“We are trying to reduce not only our time to start a design, but we want to have a good design the first time. We want to eliminate any rework that would cost us time and money later in our program schedule,” said John Moser, Hardware and Metrology Engineer from Weapons Control and Integration, referring to the latest technological advance, using 3D scanning as a reverse engineering capability. Naval Surface Warfare Center Dahlgren Division has begun to use this process to provide the warfighter with resources faster and more accurately than ever before.
Using a 3D scanner to collect information allows for more accurate measurements of complex geometrical objects, the ability to quickly gather information and the ability to reference the scans at a later time. There are two different ways to scan the object: hand scanning and large volume scanning. Hand scanning obtains information from very small to medium-sized objects such as a small fragment to a car engine, while large scans can manage things like a building or a plane. These scanners are incredibly accurate, so much so that depending on the weather and other environmental conditions, they can pick up movements such as metal expanding in the heat and concrete moving.
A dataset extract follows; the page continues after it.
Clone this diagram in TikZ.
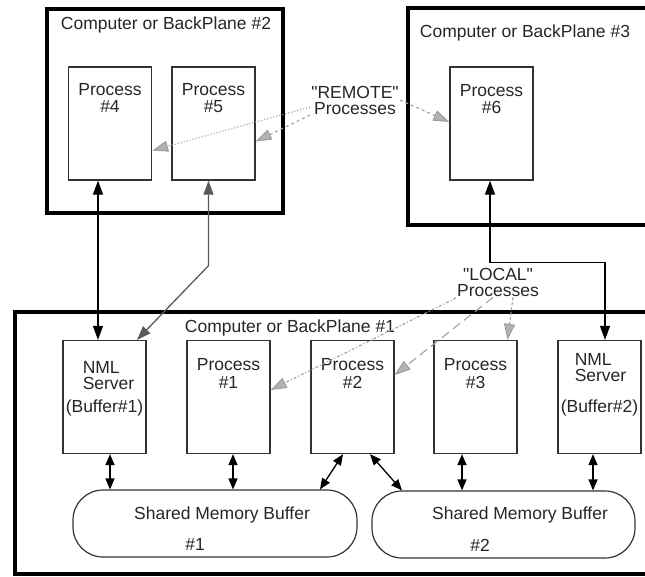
\documentclass[tikz,border=0pt]{standalone}
\usepackage{fontspec}
\setmainfont{Liberation Sans}
\usetikzlibrary{arrows.meta}

\tikzset{
  frame/.style={draw, line width=4.5pt},
  procbox/.style={draw=black!80, line width=1.3pt, minimum width=83pt,
    minimum height=113pt, inner sep=0pt},
  bufbox/.style={draw=black!80, line width=1.2pt, rounded corners=30pt,
    minimum height=67pt, inner sep=0pt},
  txt/.style={font=\fontsize{17.5}{18}\selectfont, text=black!85, inner sep=1pt, align=center},
  link/.style={line width=1.3pt, {Triangle[length=14pt,width=10pt]}-{Triangle[length=14pt,width=10pt]}},
  dbl/.style={line width=1.3pt, {Triangle[length=11pt,width=9pt]}-{Triangle[length=11pt,width=9pt]}},
  remark/.style={draw=gray!75, line width=1.1pt, -{Triangle[length=16pt,width=11pt,fill=gray!60]}}
}

\begin{document}
\begin{tikzpicture}[x=1pt,y=-1pt]
\clip (0,0) rectangle (645,576);

% the three machines
\draw[frame] (47,9) rectangle (283,213);
\draw[frame] (408,8) rectangle (670,225);
\draw[frame] (15,312) rectangle (670,574);

\node[txt] (title2) at (166,25) {Computer or BackPlane \#2};
\node[txt] (title3) at (525,33) {Computer or BackPlane \#3};
\node[txt] (title1) at (290,328) {Computer or BackPlane \#1};

% processes
\node[procbox] (p4) at (110,123.5) {};
\node[procbox] (p5) at (213.5,123.5) {};
\node[procbox] (p6) at (491.5,123.5) {};
\node[procbox] (nml1) at (104.5,397) {};
\node[procbox] (p1) at (228.5,397) {};
\node[procbox] (p2) at (352.5,397) {};
\node[procbox] (p3) at (475.5,397) {};
\node[procbox] (nml2) at (599.5,397) {};

\node[txt] (t4) at ([yshift=-32pt]p4.north) {Process\\[-1pt]\#4};
\node[txt] (t5) at ([yshift=-32pt]p5.north) {Process\\[-1pt]\#5};
\node[txt] (t6) at ([yshift=-33pt]p6.north) {Process\\[-1pt]\#6};
\node[txt] (t1) at ([yshift=-34pt]p1.north) {Process\\\#1};
\node[txt] (t2) at ([yshift=-34pt]p2.north) {Process\\\#2};
\node[txt] (t3) at ([yshift=-34pt]p3.north) {Process\\\#3};
\node[txt, align=left] (tn1) at ([yshift=-49pt]nml1.north)
  {\hspace*{17pt}NML\\[-2pt]\hspace*{17pt}Server\\[5pt](Buffer\#1)};
\node[txt, align=left] (tn2) at ([yshift=-45pt]nml2.north)
  {\hspace*{14pt}NML\\[-2pt]\hspace*{14pt}Server\\[13pt](Buffer\#2)};

% shared memory
\node[bufbox, minimum width=284pt] (buf1) at (215,523.5) {};
\node[bufbox, minimum width=263pt] (buf2) at (503.5,524.5) {};
\node[txt] (bt1) at (222,515) {Shared Memory Buffer};
\node[txt] (bn1) at (195,544) {\#1};
\node[txt] (bt2) at (520,515) {Shared Memory Buffer};
\node[txt] (bn2) at (480,545) {\#2};

% remote links
\draw[link] ([xshift=-12pt]p4.south) -- ([xshift=-6.5pt]nml1.north);
\draw[link, draw=black!65]
  ([xshift=-5pt]p5.south) -- ++(0,85) -- ([xshift=32.5pt]nml1.north);
\draw[link] ([xshift=-1.5pt]p6.south) -- ++(0,82) -| ([xshift=5.5pt]nml2.north);

% buffer access
\draw[dbl] ([xshift=5.5pt]nml1.south) -- ([xshift=5.5pt]nml1.south |- buf1.north);
\draw[dbl] ([xshift=4.5pt]p1.south) -- ([xshift=4.5pt]p1.south |- buf1.north);
\draw[dbl] ([xshift=-9.5pt]p2.south) -- ([xshift=105pt]buf1.north);
\draw[dbl] ([xshift=17.5pt]p2.south) -- ([xshift=-101.5pt]buf2.north);
\draw[dbl] ([xshift=-13.5pt]p3.south) -- ([xshift=-13.5pt]p3.south |- buf2.north);
\draw[dbl] ([xshift=-6.5pt]nml2.south) -- ([xshift=-6.5pt]nml2.south |- buf2.north);

% "REMOTE" and "LOCAL" remarks
\node[txt] (remote) at (355,100) {\textquotedbl REMOTE\textquotedbl\\[-2pt]Processes};
\node[txt] (local) at (498,282) {\textquotedbl LOCAL\textquotedbl\\[-2pt]Processes};

\draw[remark, dotted] ([yshift=-7pt]remote.west) -- ([yshift=-27pt]p4.east);
\draw[remark, dashed] ([yshift=-15pt]remote.west) -- ([yshift=-18pt]p5.east);
\draw[remark, dashed] (remote.east) -- ([yshift=1.5pt]p6.west);
\draw[remark, dash dot] ([yshift=-16pt]local.west) -- ([yshift=7pt]p1.east);
\draw[remark, dash pattern=on 9pt off 5pt] ([xshift=-5pt]local.south) -- ([yshift=22pt]p2.east);
\draw[remark, densely dashed] ([xshift=15pt]local.south) -- ([xshift=32pt]p3.north);
\end{tikzpicture}
\end{document}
3D scanning creates a bridge in the gap of accuracy when trying to provide service men and women with the tools and appliances needed to keep them safe in the field. When an object is scanned, a laser creates millions of points detailing the object. From those points and other scans from different angles and orientations, an accurate representation of the item, called a mesh, is created. Using different scans of the same object, engineers can cut out unneeded parts of the scan, like reflections or elements of what the object was sitting on.
3D scanning provides insightful solutions for quick evaluations concerning types of 3D printing parts needed to provide assistance to the warfighter. The accuracy of the scans allows the team of engineers and scientists to work faster and smarter while preventing problems down the road. Not only is this technology fast and efficient, but it’s also cost effective.
We really allow ourselves to have a better overall design process by getting data to the design team as fast as we can and
then providing them a way to verify that their parts and their models fit correctly as they’re designed,” explained Moser.
“I believe planning and integration is one of the best uses for these tools, so by using them early and by scanning these
platforms or parts, we are able to reduce the time it takes us to start our design.”